In many biological studies, we would like to analyze the effect of a certain exposure on a health outcomes. For example, we would like to analyze the effect of C-Reactive Protein (CRP) on the risk of coronary heart disease (CHD). In this case, CRP is our treatment variable, and CHD is our outcome variable. However, the CHD is often affected by many other factors, and it is difficult to measure all of them. Using instrumental variable could help us correct this bias, but where can we find these instruments? An idea is to use the genotype associated with the CRP from our DNA (e.g., SNP, copy number or methylation) as the instrument. It is generally believed that our DNA is being randomized at conception. If we are careful enough in terms of selecting the instrument, we would pick the one that is not directly related to the CHD, but is related to the CRP. Then, this allows us to perform the Mendelian randomization, which is a special case of the IV method. Lawlor et al. (2008) provides a clear illustration of this idea to analyze the association between CRP and insulin resistance.
One interesting thing about this idea is that we may not even need to collect individual patient data for this type of analysis. With the launch of the GWAS (Genome-Wide Association Studies), UK Biobank and many other smaller scale studies, we can easily obtain the summary statistics of the association between the SNP and the CRP and the association between the SNP and the CHD. Hence, in this case, by using the summary statistics, we can estimate \(\Cov(Y, A)\) and \(\Cov(Z, A)\) separately using different studies, and then estimate the treatment effect using the ratio given in (1) which is called the Wald estimator.

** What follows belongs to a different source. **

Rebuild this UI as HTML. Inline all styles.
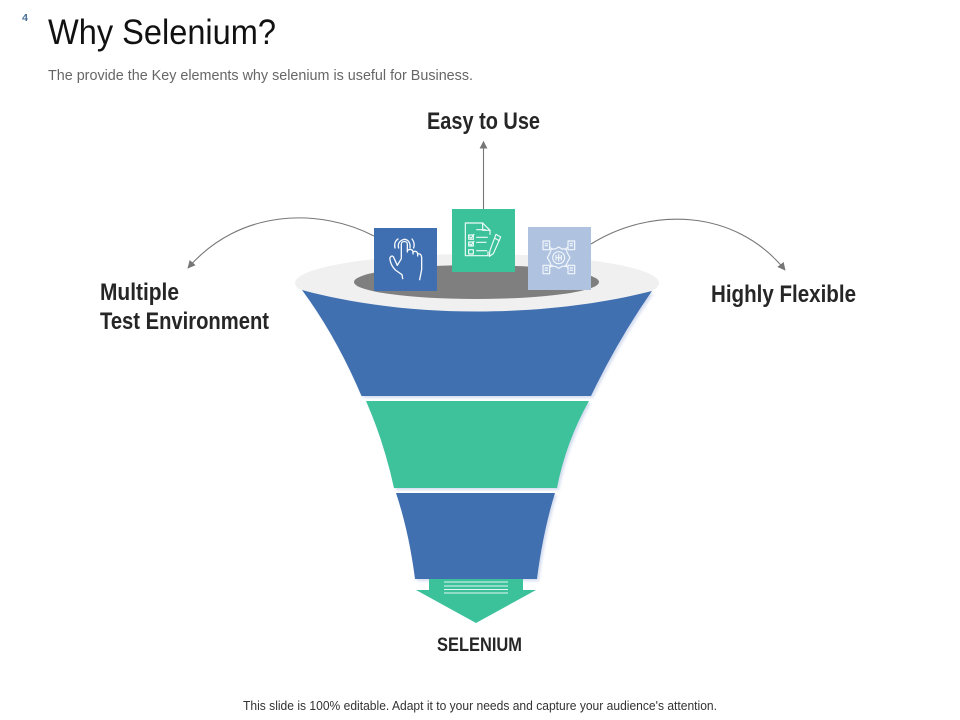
<!DOCTYPE html>
<html>
<head>
<meta charset="utf-8">
<style>
html,body{margin:0;padding:0;background:#fff;width:960px;height:720px;overflow:hidden}
svg{display:block}
text{font-family:"Liberation Sans",sans-serif}
</style>
</head>
<body>
<svg width="960" height="720" viewBox="0 0 960 720" xmlns="http://www.w3.org/2000/svg">
<defs>
<marker id="a" viewBox="0 0 10 10" refX="9" refY="5" markerWidth="8" markerHeight="8" markerUnits="userSpaceOnUse" orient="auto"><path d="M0 0L10 5L0 10Z" fill="#767676"/></marker>
<filter id="s" x="-10%" y="-10%" width="125%" height="125%"><feDropShadow dx="2" dy="2" stdDeviation="1.2" flood-color="#c3cfe9" flood-opacity=".7"/></filter>
</defs>
<rect width="960" height="720" fill="#fff"/>

<text x="22" y="21" font-size="10" font-weight="bold" fill="#4a7196" textLength="6" lengthAdjust="spacingAndGlyphs">4</text>
<text x="48" y="44" font-size="35" fill="#111" textLength="228" lengthAdjust="spacingAndGlyphs">Why Selenium?</text>
<text x="48" y="80" font-size="15" fill="#666" textLength="425" lengthAdjust="spacingAndGlyphs">The provide the Key elements why selenium is useful for Business.</text>

<text x="427" y="129" font-size="24" font-weight="bold" fill="#262626" textLength="113" lengthAdjust="spacingAndGlyphs">Easy to Use</text>
<text x="100" y="300" font-size="24" font-weight="bold" fill="#262626" textLength="79" lengthAdjust="spacingAndGlyphs">Multiple</text>
<text x="100" y="329" font-size="24" font-weight="bold" fill="#262626" textLength="169" lengthAdjust="spacingAndGlyphs">Test Environment</text>
<text x="711" y="302" font-size="24" font-weight="bold" fill="#262626" textLength="145" lengthAdjust="spacingAndGlyphs">Highly Flexible</text>
<text x="437" y="651" font-size="19" font-weight="bold" fill="#262626" textLength="85" lengthAdjust="spacingAndGlyphs">SELENIUM</text>
<text x="243" y="710" font-size="12.500" fill="#333" textLength="474" lengthAdjust="spacingAndGlyphs">This slide is 100% editable. Adapt it to your needs and capture your audience's attention.</text>

<path d="M483.500 209V141.500" stroke="#777" stroke-width="1.100" fill="none" marker-end="url(#a)"/>
<path d="M374 236C320 208 240 208 188 268" stroke="#777" stroke-width="1.100" fill="none" marker-end="url(#a)"/>
<path d="M591 244C650 207 735 208 785 270" stroke="#777" stroke-width="1.100" fill="none" marker-end="url(#a)"/>

<ellipse cx="477" cy="283" rx="182" ry="29" fill="#f0f0f1"/>
<ellipse cx="476.500" cy="282" rx="122.500" ry="17" fill="#7f7f7f"/>

<path d="M302 290C350 303 410 311.500 477 311.500C545 311.500 605 303 652 291Q618 340 591 396H361.500Q336 336 302 290Z" fill="#3f6fb0" filter="url(#s)"/>
<path d="M366 401H589Q566 442 557 488H394Q384 442 366 401Z" fill="#3cc29b" filter="url(#s)"/>
<path d="M396 493H555Q543 532 537 579H415Q409 532 396 493Z" fill="#3f6fb0" filter="url(#s)"/>

<path d="M429 579H523V590H536L476 623L416 590H429Z" fill="#3cc29b"/>
<g stroke="#e6f7f2" stroke-width="1"><path d="M444 582H508M444 586H508M444 589.500H508M444 593H508"/></g>

<rect x="374" y="228" width="63" height="63" fill="#3f6fb0"/>
<rect x="452" y="209" width="63" height="63" fill="#3cc29b"/>
<rect x="528" y="227" width="63" height="63" fill="#afc3e0"/>

<g transform="translate(374 228) scale(.3333)" fill="none" stroke="#f4f8fc" stroke-width="4" stroke-linecap="round" stroke-linejoin="round">
<path d="M70 112L82 92V48C82 38 100 38 100 48V72"/>
<path d="M100 70C101 62 116 62 117 72V78M117 74C118 68 130 68 131 78V84M131 80C133 74 143 78 143 90V125L137 155"/>
<path d="M70 112L58 86C54 82 46 86 48 95C50 108 56 118 64 126L84 140L86 152"/>
<path d="M74 60C70 48 76 38 90 34C102 34 110 44 108 60"/>
<path d="M63 60C60 48 64 38 72 33M114 33C120 40 122 50 119 60"/>
</g>

<g transform="translate(452 209) scale(.3333)" fill="none" stroke="#eefaf6" stroke-width="3.500" stroke-linecap="round" stroke-linejoin="round">
<path d="M40 42H92L114 64V76M40 42V140H108V128"/>
<path d="M92 42V64H114"/>
<path d="M50 78H64V91H50ZM50 99H64V111H50ZM50 122H64V135H50Z"/>
<path d="M53 84L57 88L66 76M53 105L57 109L66 97"/>
<path d="M74 62H100M74 85H106M74 100H102M74 125H104"/>
<path d="M132 76L146 84L124 134L112 142L114 124Z"/>
<path d="M129 88L142 95"/>
</g>

<g transform="translate(528 227) scale(.3333)" fill="none" stroke="#f2f6fb" stroke-width="3.500" stroke-linejoin="round">
<path d="M45 42H65V68H45ZM120 42H140V68H120ZM45 115H65V140H45ZM120 115H140V140H120Z"/>
<path d="M50 50H60M50 56H60M125 50H135M125 56H135M50 123H60M50 130H60M125 123H135M125 130H135"/>
<path d="M92 60L102 66L114 66L118 78L126 92L118 106L114 118L102 118L92 124L82 118L70 118L66 106L58 92L66 78L70 66L82 66Z"/>
<circle cx="92" cy="92" r="18"/>
<path d="M84 84V100M92 80V104M100 84V100M84 92H100"/>
<path d="M65 60L74 68M120 60L110 68M65 122L74 114M120 122L110 114"/>
</g>
</svg>
</body>
</html>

There can also be many limitations of this approach. For example, the instrument (genetic information) may be associated with the outcome though other pathways which we are not aware of. A common example is called pleiotropy, which means that the same genetic variation will affect multiple outcomes, and they may then indirectly affect the outcome that we are interested. Also, the population involved in different studies may be different, and the association between the SNP and the CRP may not be the same across different populations, or it could be difficult to interpret what the pooled population is. Weak instrument is also a common issue in this type of analysis. Nonetheless, Mendelian randomization plays an important role in the field of epidemiology and biostatistics.